報告の中で上野カメラマンは、舞台の小林家として、借りた町有地に70平方メートルの家を建てたことや、石塀の材料に50トンもの石灰岩を愛知県から運んだことなどを紹介しています。順撮りではないため、一度完成させた石塀を場面の時系列に合わせて途中まで戻すという作業も行ったそうです。また、カメラマンの立場からは、長期の地方ロケであることからデジタル撮影を選択したことや、「北海道の大自然の中で人の人生をダイナミックに捉えたかったので画面サイズはシネマスコープを選択した」ことなどを記していて、何気なく見ている画面が、実はさまざまなことを考え抜いてつくられていることを教えてくれます。

さらに、デジタル撮影によって、データのコピーを東京の現像所に送ると中1日くらいでタブレット端末に映像が送信され、仕上がりに近い画質でラッシュを確認することができたと振り返り、「以前のフィルム撮りだと、地方ロケでは地元の映画館を借りて上映してもらうか、16ミリの縮小プリントを旅館のロビーで映写したものである。つくづく進化を感じる」と映画撮影の変化の大きさについて述懐しています。

JSCの機関誌とあって、十勝岳に登る主人公の姿を撮影するのに、メーンカメラ以外に、コンパクトながら大画面に耐えられる画質を備えたカメラで手持ち撮影を行ったことや、主人公の妻が病に倒れるシーンには、蛇腹の操作ピントをぼかすことができるレンズを使い、意識が遠のいていく感覚を映像化したことなどを紹介しています。こうした撮影技法の紹介はカメラマンならではのもので、一般に多い、監督やキャストに対する演出や演技の狙いなどについてのインタビュー取材とはまた異なった映画づくりの面白さ、奥深さが伝わってきます。

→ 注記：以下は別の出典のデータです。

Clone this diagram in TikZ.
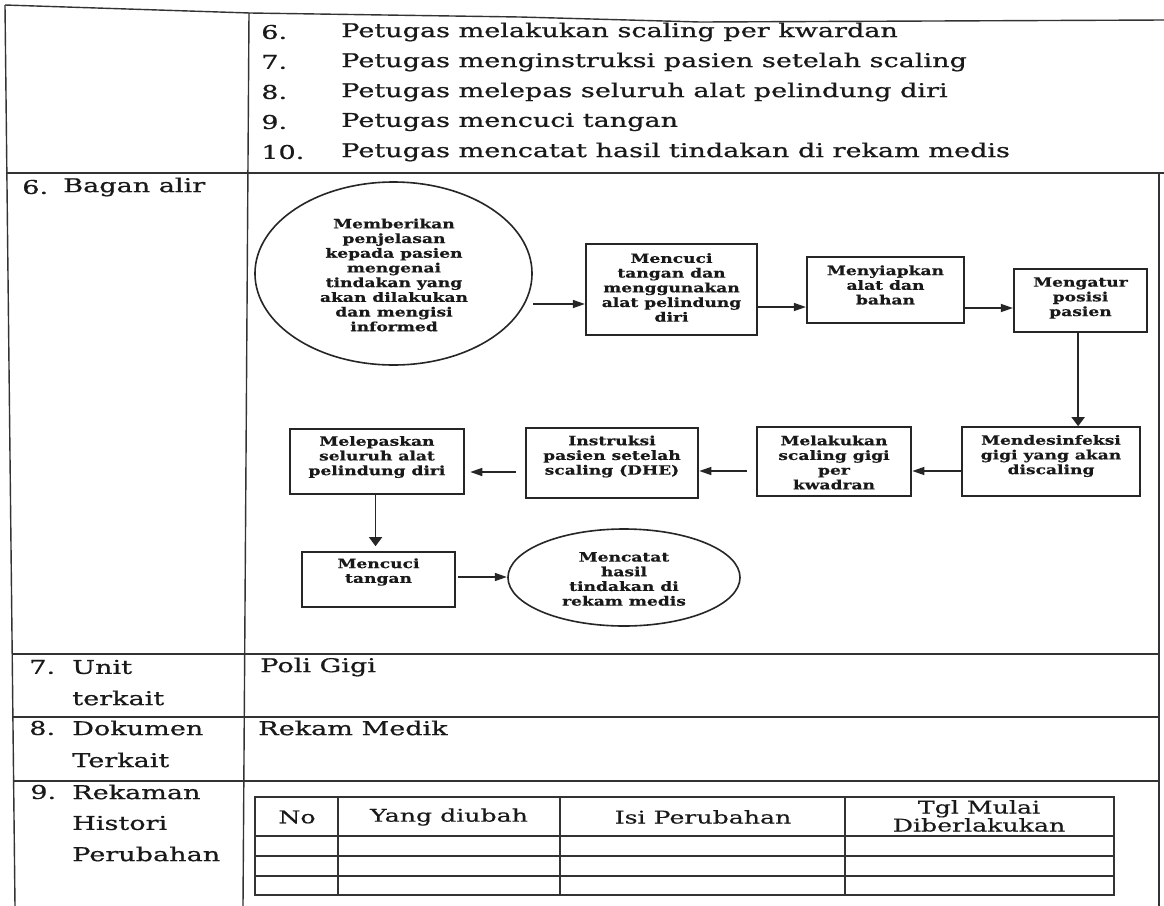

ロケは昨年6月から7月まで30日あまりと、紅葉の美しさを狙った10月の10日間、12月に実景撮影と3度にわたって行われたそうです。ソニーのデジタルビデオで4K撮影が行われたとのことで、北海道を知り尽くした上野カメラマンがどんな画面をみせてくれるのか、とても楽しみです。
なお、この号では、公開中の札幌ロケ作品「鏡の中の笑顔たち」の高間賢治カメラマンが、キヤノンのデジタルシネマカメラEOS C100を使った撮影についても短い報告を寄せています。